## Begin

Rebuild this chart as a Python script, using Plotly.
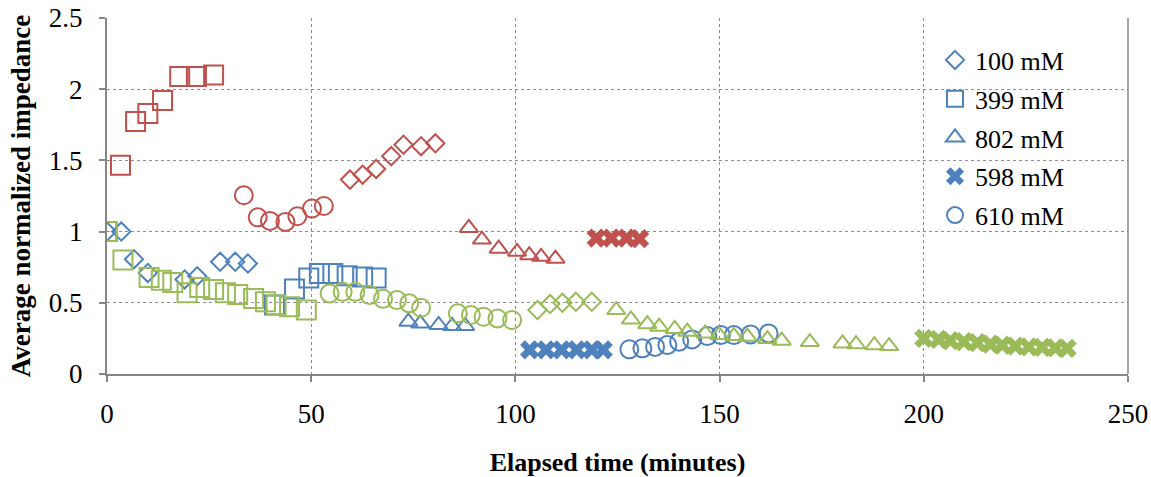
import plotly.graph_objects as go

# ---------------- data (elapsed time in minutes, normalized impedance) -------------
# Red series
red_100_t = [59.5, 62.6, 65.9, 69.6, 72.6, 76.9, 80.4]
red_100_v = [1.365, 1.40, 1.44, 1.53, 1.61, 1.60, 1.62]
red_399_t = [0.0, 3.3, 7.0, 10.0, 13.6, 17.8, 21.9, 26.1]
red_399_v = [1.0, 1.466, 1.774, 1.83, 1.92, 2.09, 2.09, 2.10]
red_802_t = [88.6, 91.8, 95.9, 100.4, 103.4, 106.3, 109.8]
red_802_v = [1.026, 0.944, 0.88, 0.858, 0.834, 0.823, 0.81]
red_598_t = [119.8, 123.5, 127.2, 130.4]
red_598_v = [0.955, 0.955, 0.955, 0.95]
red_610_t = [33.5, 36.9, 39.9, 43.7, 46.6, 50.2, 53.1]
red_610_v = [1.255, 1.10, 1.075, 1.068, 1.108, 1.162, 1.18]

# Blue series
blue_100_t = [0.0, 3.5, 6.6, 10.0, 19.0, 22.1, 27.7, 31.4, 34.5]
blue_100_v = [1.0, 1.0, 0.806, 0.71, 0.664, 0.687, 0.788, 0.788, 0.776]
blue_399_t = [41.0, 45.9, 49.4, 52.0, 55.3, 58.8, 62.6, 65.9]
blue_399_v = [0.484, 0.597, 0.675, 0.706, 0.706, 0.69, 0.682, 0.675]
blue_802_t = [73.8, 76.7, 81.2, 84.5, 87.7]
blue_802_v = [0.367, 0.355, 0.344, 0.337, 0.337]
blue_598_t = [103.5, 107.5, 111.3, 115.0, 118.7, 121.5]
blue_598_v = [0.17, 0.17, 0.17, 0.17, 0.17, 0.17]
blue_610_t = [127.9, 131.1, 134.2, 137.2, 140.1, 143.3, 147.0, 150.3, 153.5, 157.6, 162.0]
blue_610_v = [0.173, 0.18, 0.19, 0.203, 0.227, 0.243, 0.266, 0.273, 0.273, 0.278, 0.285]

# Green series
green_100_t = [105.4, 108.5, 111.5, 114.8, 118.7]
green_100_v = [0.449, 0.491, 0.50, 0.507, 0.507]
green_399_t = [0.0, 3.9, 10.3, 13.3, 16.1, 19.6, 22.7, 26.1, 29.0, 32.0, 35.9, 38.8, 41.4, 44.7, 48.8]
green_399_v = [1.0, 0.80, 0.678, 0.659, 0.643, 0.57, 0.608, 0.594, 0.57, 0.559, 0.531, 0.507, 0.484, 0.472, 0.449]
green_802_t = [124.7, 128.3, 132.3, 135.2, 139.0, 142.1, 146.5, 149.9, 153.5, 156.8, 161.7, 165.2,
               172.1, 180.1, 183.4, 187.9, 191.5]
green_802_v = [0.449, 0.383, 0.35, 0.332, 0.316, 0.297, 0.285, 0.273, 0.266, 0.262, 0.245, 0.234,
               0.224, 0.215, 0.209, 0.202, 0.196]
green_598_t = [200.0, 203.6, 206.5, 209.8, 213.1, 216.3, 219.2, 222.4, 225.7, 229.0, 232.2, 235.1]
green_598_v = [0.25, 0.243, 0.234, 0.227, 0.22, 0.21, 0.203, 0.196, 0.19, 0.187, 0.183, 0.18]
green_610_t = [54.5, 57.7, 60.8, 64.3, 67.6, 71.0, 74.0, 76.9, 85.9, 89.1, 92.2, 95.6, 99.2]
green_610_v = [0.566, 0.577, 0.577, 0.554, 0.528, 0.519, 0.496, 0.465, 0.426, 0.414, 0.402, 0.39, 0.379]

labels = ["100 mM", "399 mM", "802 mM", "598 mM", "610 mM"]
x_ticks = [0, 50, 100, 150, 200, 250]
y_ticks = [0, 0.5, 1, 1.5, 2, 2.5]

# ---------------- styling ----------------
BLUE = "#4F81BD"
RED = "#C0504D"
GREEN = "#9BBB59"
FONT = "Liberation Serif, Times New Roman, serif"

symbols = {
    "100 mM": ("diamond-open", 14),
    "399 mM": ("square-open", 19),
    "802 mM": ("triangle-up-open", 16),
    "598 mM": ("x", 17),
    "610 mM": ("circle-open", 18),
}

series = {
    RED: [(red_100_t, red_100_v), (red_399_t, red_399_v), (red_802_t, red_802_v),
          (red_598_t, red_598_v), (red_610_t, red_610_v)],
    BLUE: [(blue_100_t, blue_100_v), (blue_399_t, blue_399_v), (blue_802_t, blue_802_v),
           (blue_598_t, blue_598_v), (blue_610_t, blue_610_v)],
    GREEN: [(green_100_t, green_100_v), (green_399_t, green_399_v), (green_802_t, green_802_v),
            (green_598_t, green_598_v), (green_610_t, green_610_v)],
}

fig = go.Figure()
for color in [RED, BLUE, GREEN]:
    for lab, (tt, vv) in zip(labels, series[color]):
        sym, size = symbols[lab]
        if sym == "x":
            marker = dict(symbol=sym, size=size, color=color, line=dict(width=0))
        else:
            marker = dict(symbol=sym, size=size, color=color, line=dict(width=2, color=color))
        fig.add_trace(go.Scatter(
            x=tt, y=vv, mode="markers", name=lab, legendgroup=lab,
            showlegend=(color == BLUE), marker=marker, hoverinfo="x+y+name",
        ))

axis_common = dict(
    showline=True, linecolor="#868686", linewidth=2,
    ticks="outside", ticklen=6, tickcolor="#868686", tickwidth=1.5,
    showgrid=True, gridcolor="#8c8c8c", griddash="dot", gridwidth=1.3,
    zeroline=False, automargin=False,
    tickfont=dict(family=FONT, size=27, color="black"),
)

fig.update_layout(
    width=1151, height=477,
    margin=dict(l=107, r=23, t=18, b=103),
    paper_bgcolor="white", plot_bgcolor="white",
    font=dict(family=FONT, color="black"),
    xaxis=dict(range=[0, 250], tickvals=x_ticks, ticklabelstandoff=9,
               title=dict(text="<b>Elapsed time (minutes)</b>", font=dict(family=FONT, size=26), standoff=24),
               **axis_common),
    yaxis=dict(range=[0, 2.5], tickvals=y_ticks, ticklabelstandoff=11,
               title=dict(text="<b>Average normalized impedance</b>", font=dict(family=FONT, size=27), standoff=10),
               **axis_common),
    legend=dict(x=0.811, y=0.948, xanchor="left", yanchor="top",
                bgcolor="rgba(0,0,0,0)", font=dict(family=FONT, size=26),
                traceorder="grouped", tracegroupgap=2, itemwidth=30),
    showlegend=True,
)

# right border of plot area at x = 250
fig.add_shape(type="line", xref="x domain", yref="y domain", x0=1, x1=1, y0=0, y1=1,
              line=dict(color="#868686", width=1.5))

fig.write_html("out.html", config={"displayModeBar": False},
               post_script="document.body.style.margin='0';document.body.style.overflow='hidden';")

## End
## Begin

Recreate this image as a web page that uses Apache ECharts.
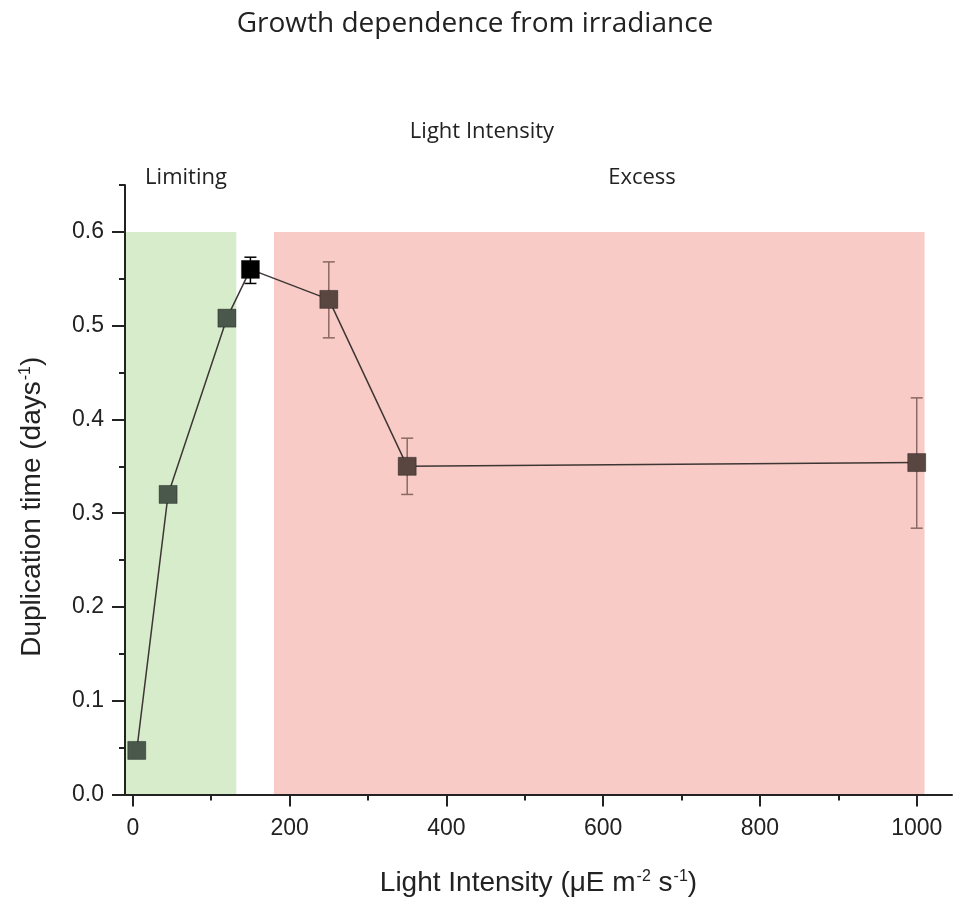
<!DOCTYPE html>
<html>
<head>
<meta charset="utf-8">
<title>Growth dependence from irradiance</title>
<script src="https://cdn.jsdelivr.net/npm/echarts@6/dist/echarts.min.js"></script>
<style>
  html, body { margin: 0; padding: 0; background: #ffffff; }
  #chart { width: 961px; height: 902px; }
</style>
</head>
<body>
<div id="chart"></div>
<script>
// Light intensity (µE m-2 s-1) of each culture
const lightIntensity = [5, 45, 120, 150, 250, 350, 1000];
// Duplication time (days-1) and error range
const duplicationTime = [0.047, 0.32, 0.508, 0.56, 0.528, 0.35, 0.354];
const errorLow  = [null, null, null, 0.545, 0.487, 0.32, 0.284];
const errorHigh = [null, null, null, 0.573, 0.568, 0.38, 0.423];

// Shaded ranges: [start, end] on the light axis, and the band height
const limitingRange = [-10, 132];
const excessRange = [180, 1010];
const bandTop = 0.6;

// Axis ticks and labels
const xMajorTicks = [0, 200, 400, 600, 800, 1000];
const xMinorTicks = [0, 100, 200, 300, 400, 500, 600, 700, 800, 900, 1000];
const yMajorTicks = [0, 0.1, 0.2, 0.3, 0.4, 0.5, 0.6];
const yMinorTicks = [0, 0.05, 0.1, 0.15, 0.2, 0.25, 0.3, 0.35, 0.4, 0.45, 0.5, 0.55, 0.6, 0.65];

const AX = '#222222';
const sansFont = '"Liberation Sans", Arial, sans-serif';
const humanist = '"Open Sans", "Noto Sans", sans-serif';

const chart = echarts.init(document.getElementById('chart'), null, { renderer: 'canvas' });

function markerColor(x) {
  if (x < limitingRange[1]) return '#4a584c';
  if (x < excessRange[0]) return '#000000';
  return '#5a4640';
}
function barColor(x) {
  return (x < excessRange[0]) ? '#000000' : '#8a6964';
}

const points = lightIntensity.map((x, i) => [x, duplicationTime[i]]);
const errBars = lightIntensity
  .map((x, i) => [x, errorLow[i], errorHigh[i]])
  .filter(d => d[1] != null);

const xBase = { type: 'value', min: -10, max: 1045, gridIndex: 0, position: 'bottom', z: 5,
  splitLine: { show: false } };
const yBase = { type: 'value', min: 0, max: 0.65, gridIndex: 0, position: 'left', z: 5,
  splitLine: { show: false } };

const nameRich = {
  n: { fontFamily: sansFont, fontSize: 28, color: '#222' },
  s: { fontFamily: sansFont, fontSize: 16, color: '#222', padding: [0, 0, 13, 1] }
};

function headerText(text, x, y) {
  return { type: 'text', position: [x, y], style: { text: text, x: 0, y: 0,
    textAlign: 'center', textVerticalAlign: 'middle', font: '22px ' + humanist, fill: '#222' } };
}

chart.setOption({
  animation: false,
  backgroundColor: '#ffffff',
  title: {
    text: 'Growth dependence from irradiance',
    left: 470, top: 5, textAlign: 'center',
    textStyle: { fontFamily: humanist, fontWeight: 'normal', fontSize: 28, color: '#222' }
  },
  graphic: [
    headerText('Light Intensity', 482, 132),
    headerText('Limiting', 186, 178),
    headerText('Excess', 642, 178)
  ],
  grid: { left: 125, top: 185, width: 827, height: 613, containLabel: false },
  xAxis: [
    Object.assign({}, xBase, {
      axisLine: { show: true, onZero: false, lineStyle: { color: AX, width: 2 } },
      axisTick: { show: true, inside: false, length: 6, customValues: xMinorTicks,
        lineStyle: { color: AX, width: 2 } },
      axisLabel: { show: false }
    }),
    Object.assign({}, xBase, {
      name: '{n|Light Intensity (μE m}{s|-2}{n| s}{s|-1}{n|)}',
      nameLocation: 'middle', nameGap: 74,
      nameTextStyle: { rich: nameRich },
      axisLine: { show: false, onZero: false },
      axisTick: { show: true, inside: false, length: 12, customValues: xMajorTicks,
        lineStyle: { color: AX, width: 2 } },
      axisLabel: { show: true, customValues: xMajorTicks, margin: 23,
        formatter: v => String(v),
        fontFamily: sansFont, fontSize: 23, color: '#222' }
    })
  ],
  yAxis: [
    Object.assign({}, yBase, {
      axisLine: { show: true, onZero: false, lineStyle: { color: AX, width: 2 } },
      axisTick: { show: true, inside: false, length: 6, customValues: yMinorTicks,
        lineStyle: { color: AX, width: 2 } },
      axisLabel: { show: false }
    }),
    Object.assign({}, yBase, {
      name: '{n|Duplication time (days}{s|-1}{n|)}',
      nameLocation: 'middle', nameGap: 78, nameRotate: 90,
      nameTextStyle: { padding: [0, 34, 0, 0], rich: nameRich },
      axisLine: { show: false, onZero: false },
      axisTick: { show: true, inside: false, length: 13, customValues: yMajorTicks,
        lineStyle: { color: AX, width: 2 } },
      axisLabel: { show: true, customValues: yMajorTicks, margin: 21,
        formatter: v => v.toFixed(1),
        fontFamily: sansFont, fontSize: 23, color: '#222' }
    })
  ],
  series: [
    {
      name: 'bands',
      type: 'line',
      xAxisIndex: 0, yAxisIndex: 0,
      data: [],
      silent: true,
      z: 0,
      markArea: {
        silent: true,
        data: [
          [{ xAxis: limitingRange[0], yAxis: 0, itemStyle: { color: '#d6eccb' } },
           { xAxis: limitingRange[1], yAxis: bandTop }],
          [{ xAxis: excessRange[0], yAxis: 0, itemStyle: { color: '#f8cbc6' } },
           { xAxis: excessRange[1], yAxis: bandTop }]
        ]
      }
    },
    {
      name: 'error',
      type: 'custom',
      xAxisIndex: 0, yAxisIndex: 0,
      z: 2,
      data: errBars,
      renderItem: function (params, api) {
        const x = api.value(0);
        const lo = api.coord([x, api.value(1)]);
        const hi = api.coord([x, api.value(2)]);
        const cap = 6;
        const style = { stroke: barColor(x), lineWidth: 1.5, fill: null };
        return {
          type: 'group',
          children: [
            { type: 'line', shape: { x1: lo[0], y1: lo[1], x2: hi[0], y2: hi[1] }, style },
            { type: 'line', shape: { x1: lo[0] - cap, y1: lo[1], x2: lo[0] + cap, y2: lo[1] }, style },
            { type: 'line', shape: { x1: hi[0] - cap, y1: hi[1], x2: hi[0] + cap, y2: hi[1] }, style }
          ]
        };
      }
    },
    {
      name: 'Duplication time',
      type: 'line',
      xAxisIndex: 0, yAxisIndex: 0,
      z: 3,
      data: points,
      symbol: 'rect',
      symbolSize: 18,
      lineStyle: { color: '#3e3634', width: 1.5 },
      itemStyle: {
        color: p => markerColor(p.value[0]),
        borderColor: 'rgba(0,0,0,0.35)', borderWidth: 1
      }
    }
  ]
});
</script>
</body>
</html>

## End
## Begin

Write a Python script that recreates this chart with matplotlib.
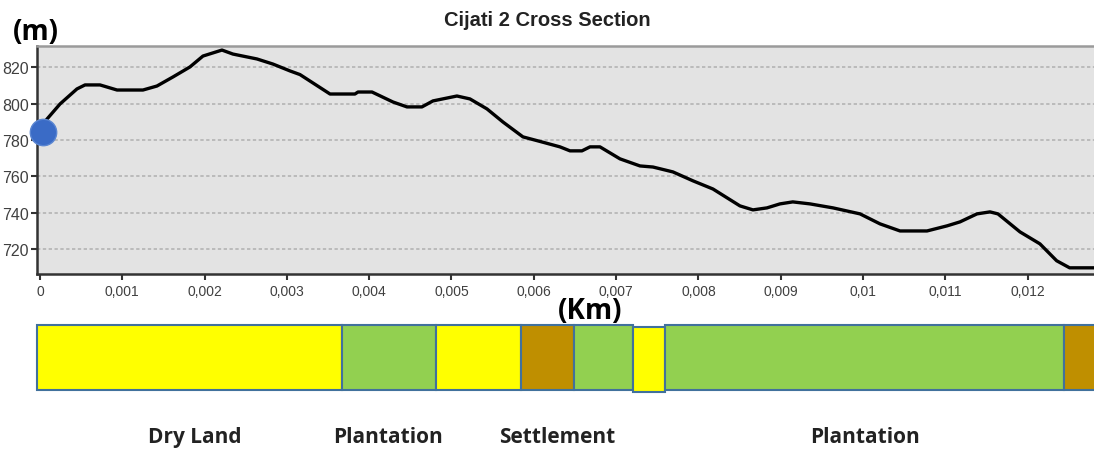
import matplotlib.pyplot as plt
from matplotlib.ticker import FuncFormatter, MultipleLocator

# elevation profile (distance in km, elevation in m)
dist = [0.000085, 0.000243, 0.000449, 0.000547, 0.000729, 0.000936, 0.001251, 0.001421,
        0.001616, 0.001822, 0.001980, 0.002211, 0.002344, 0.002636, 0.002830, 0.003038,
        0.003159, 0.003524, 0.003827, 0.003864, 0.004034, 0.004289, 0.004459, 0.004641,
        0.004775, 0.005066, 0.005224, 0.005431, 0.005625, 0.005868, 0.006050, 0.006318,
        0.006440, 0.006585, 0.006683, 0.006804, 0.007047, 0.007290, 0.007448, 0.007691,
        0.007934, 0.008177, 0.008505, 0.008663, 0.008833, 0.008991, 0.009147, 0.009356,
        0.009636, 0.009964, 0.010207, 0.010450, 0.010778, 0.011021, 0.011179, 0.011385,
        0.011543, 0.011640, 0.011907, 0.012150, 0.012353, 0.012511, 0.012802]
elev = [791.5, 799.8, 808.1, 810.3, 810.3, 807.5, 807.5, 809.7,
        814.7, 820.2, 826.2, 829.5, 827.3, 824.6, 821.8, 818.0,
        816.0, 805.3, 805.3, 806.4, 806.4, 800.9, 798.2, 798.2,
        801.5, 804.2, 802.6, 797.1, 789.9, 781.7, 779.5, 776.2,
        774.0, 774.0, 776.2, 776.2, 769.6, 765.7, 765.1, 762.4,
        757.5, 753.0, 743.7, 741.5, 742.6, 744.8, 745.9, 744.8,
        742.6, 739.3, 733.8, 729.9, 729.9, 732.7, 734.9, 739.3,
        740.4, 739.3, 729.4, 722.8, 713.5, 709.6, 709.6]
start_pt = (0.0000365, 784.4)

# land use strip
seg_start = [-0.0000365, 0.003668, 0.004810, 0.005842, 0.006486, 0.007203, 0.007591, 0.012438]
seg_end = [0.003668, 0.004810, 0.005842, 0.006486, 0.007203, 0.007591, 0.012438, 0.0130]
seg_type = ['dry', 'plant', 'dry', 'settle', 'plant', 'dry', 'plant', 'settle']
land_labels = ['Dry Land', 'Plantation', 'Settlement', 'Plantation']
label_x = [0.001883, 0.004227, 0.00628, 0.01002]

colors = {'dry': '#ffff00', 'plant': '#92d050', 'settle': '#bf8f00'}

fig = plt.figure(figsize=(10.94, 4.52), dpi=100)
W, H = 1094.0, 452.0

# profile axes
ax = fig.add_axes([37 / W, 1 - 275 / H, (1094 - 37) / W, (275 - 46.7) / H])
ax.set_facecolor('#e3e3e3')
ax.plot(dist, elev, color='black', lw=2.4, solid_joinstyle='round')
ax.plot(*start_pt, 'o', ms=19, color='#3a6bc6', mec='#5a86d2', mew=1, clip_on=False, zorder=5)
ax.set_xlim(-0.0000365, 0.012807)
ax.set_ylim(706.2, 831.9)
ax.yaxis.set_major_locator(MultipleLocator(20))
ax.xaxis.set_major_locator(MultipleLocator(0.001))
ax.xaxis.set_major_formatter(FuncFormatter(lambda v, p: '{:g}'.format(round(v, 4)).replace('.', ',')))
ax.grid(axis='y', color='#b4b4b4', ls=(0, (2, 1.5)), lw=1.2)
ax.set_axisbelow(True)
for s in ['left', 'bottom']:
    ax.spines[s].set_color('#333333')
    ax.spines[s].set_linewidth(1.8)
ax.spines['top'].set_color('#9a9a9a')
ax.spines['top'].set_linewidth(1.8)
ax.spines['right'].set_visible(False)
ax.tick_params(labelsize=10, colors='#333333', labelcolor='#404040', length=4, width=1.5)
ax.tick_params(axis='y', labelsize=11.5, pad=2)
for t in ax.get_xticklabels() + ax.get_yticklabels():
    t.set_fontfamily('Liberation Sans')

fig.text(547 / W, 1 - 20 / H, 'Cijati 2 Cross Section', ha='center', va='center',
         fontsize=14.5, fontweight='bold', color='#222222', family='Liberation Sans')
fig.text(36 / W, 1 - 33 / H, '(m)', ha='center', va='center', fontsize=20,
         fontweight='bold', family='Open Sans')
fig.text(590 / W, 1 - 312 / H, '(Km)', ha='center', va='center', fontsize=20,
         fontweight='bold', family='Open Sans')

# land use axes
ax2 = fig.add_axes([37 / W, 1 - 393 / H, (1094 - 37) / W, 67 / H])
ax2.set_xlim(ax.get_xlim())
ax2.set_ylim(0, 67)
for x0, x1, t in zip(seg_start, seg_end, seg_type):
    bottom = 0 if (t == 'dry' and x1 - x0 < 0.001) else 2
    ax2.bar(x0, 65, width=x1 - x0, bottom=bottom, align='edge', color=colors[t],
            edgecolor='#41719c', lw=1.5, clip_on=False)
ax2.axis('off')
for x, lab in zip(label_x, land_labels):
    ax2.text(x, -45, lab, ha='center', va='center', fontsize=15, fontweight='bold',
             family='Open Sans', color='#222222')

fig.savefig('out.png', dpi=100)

## End

- Aim of the task
Repeat only the lines running from "Recreate this image" to "d[1] != null);", ends included, and leave the pictures out.

- Written answer
Recreate this image as a web page that uses Apache ECharts.
<!DOCTYPE html>
<html>
<head>
<meta charset="utf-8">
<title>Growth dependence from irradiance</title>
<script src="https://cdn.jsdelivr.net/npm/echarts@6/dist/echarts.min.js"></script>
<style>
  html, body { margin: 0; padding: 0; background: #ffffff; }
  #chart { width: 961px; height: 902px; }
</style>
</head>
<body>
<div id="chart"></div>
<script>
// Light intensity (µE m-2 s-1) of each culture
const lightIntensity = [5, 45, 120, 150, 250, 350, 1000];
// Duplication time (days-1) and error range
const duplicationTime = [0.047, 0.32, 0.508, 0.56, 0.528, 0.35, 0.354];
const errorLow  = [null, null, null, 0.545, 0.487, 0.32, 0.284];
const errorHigh = [null, null, null, 0.573, 0.568, 0.38, 0.423];

// Shaded ranges: [start, end] on the light axis, and the band height
const limitingRange = [-10, 132];
const excessRange = [180, 1010];
const bandTop = 0.6;

// Axis ticks and labels
const xMajorTicks = [0, 200, 400, 600, 800, 1000];
const xMinorTicks = [0, 100, 200, 300, 400, 500, 600, 700, 800, 900, 1000];
const yMajorTicks = [0, 0.1, 0.2, 0.3, 0.4, 0.5, 0.6];
const yMinorTicks = [0, 0.05, 0.1, 0.15, 0.2, 0.25, 0.3, 0.35, 0.4, 0.45, 0.5, 0.55, 0.6, 0.65];

const AX = '#222222';
const sansFont = '"Liberation Sans", Arial, sans-serif';
const humanist = '"Open Sans", "Noto Sans", sans-serif';

const chart = echarts.init(document.getElementById('chart'), null, { renderer: 'canvas' });

function markerColor(x) {
  if (x < limitingRange[1]) return '#4a584c';
  if (x < excessRange[0]) return '#000000';
  return '#5a4640';
}
function barColor(x) {
  return (x < excessRange[0]) ? '#000000' : '#8a6964';
}

const points = lightIntensity.map((x, i) => [x, duplicationTime[i]]);
const errBars = lightIntensity
  .map((x, i) => [x, errorLow[i], errorHigh[i]])
  .filter(d => d[1] != null);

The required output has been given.